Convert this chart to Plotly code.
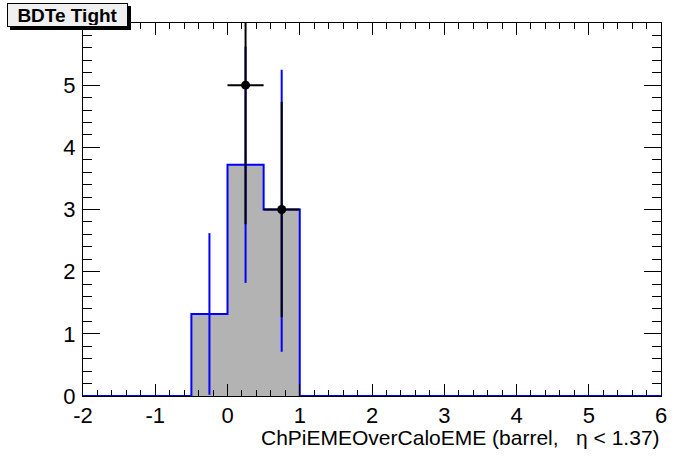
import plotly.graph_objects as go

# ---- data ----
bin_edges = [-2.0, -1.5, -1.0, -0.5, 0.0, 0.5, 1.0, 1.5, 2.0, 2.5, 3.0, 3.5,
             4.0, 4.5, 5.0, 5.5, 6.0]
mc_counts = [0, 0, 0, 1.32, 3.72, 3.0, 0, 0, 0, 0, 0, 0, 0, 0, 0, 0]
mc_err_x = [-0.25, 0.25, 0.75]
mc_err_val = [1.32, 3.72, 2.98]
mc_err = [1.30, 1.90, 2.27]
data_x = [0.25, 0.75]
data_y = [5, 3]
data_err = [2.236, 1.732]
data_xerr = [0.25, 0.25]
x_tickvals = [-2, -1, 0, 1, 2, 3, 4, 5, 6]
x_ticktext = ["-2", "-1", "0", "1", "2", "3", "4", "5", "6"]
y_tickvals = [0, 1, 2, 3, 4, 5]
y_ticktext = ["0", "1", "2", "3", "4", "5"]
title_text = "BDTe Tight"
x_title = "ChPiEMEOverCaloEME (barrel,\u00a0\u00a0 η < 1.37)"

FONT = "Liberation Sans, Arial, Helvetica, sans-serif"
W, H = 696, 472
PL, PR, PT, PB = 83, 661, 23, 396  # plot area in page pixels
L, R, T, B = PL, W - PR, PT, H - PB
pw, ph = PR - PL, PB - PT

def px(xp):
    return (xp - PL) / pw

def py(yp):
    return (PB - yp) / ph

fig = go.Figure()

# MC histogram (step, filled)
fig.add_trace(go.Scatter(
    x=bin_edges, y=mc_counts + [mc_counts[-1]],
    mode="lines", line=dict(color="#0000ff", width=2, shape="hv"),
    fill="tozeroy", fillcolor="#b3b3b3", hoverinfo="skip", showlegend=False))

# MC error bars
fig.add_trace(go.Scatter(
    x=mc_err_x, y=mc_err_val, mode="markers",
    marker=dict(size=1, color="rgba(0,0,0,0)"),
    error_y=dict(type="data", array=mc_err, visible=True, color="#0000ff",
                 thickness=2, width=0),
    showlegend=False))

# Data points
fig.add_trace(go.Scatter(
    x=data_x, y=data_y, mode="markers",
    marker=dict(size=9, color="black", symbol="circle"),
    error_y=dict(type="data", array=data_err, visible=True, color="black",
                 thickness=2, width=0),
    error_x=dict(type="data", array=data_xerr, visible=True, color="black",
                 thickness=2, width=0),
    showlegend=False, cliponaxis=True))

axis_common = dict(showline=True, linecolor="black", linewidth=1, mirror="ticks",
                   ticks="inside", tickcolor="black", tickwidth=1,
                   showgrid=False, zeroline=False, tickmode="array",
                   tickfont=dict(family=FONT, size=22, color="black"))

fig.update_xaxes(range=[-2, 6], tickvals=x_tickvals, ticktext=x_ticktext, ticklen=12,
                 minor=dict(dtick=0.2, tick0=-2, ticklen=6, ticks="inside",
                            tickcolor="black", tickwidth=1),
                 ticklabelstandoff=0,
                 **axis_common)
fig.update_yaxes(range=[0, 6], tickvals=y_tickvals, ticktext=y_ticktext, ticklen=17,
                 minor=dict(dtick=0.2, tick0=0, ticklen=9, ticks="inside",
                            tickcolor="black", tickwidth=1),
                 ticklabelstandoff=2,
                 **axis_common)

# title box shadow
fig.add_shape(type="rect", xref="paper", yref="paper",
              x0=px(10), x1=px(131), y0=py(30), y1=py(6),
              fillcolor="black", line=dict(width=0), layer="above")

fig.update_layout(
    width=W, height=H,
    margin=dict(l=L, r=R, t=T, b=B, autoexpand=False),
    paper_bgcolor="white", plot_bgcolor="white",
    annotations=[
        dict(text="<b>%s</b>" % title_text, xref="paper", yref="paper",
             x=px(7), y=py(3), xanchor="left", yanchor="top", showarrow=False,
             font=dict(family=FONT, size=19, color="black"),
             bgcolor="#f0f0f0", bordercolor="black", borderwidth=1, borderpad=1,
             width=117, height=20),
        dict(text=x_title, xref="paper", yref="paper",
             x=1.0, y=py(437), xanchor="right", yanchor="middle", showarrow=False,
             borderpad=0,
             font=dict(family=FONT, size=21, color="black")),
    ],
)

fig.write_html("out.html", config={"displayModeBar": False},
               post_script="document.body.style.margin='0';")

Work to be completed:
From the first line above to the line containing "import plotly.graph_objects as go", repeat each line exactly. Pictures stay out.

Solved problem:
Convert this chart to Plotly code.
import plotly.graph_objects as go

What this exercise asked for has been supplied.